A court yesterday ruled that three policemen and a bouncer had been illegally charged twice for the same offence and cleared them of holding a French student against his will in 2009.

In April the men had been acquitted of this crime on a technicality after it emerged that the prosecution had charged them with committing the crime at the wrong time.

In July they were charged again and the prosecution amended the time. However, the court yesterday ruled this was a case of double jeopardy as the law prohibited a person from being tried twice over the same crime.

The case dates back to October 2009 when police officers Ramon Mifsud Grech, 41, from Bir­kirkara, Jean Paul Vella, 24, from St Julian’s and Brian Tonna, 31, from Ħamrun, and bouncer Jonathan Micallef, 29, from Birkirkara, were accused of beating French student Jean-Oliver Mesrine at Escobar in Paceville.

They were also charged with holding him against his will and damaging his camera. Mr Mesrine had claimed that he was beaten after he took photos of the three policemen drinking at the bar. He said they smashed his camera.
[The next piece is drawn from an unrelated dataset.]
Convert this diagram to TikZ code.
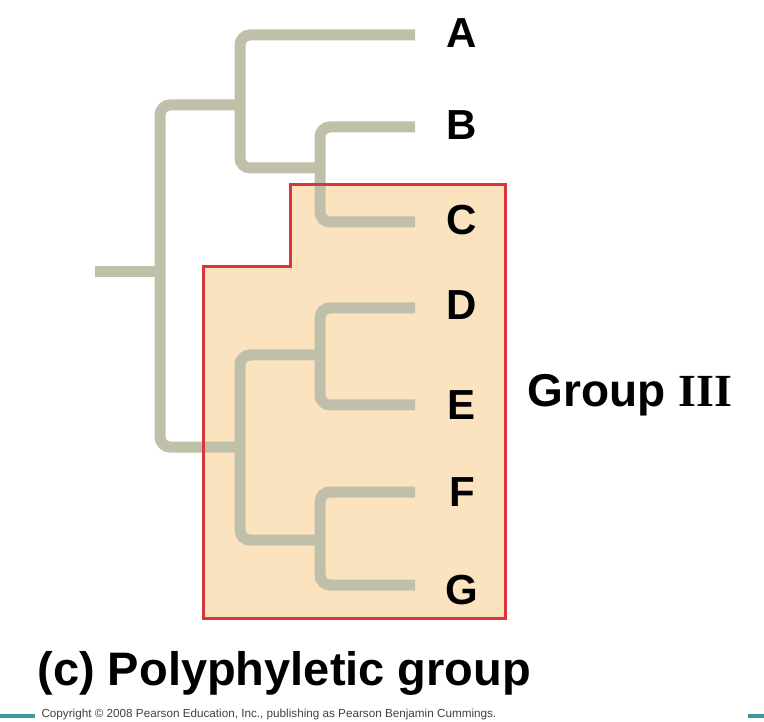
\documentclass[tikz,border=0pt]{standalone}
\usepackage{fontspec}
\setmainfont{Liberation Sans}
\newfontfamily\serifb{Liberation Serif}
\definecolor{branch}{HTML}{C0BFA9}
\definecolor{boxfill}{HTML}{FBE3BF}
\definecolor{boxred}{HTML}{D8363A}
\definecolor{teal}{HTML}{3A9A9A}
\begin{document}
\begin{tikzpicture}[x=1pt,y=-1pt,
  br/.style={draw=branch,line width=11pt,rounded corners=10pt},
  tip/.style={font=\fontsize{42}{42}\selectfont\bfseries,anchor=center}]
\useasboundingbox (0,0) rectangle (764,722);
\fill[boxfill] (290,185)--(505,185)--(505,618)--(203,618)--(203,267)--(290,267)--cycle;
% root and main
\draw[br] (95,272)--(160,272);
\draw[br] (240,105)--(160,105)--(160,447)--(240,447);
% upper clade
\draw[br] (415,35)--(240,35)--(240,168)--(320,168);
\draw[br] (415,127)--(320,127)--(320,222)--(415,222);
% lower clade
\draw[br] (320,355)--(240,355)--(240,540)--(320,540);
\draw[br] (415,308)--(320,308)--(320,405)--(415,405);
\draw[br] (415,492)--(320,492)--(320,585)--(415,585);
\draw[boxred,line width=3pt] (290,185)--(505,185)--(505,618)--(203,618)--(203,267)--(290,267)--cycle;
\node[tip] (A) at (462,33) {A};
\node[tip] (B) at (462,125) {B};
\node[tip] (C) at (462,220) {C};
\node[tip] (D) at (462,305) {D};
\node[tip] (E) at (462,405) {E};
\node[tip] (F) at (462,492) {F};
\node[tip] (G) at (462,590) {G};
\node[anchor=west,font=\fontsize{46}{46}\selectfont\bfseries] (grp) at (524,395) {Group {\serifb III}};
\node[anchor=west,font=\fontsize{47}{47}\selectfont\bfseries] (cap) at (34,673) {(c) Polyphyletic group};
\node[anchor=west,font=\fontsize{11.7}{12}\selectfont,text=black!75] (copy) at (38,714) {Copyright © 2008 Pearson Education, Inc., publishing as Pearson Benjamin Cummings.};
\fill[teal] (0,714) rectangle (35,718);
\fill[teal] (748,714) rectangle (764,718);
\end{tikzpicture}
\end{document}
In the original case the men were charged with committing the crime at 11pm when evidence all showed that the alleged incident took place at 3am. This led to the men being acquitted in April.

The release of the three policemen because of the error had caused a public outcry, with Justice Minister Chris Said calling for an investigation and President George Abela saying those found to have made the mistake should shoulder responsibility for it.

The public was particularly irate as it came in the wake of another mistake which let a former priest off the hook on a child rape charge. That time the error was in relation to the place where the alleged crime had occurred.

A few months after the judgment, the four accused were charged again over the same incident, but the time was amended to 3am.

During the second arraignment they were not charged with beating the student but only with holding him against his will and damaging the camera.

Their defence team immediately argued that this was a case of double jeopardy but the prosecution argued that the second case was regarding a separate incident since the time was different.

Magistrate Neville Camilleri examined case law and pointed out that this was clearly a matter of the same case.

If the same evidence could be produced to back the prosecution’s charges, as happened in this case, then it was a clear case of double jeopardy. For this reason, he cleared the four men of the charges.

Double jeopardy is known in legal jargon as the ne bis in idem principle – that no one who had already faced criminal proceedings can face a fresh criminal case over the same crime.

Lawyers Manwel Mallia, Arthur Azzopardi, Peter Fenech, Giannella de Marco, Gianluca Caruana Curran and Larry Gauci appeared for the accused.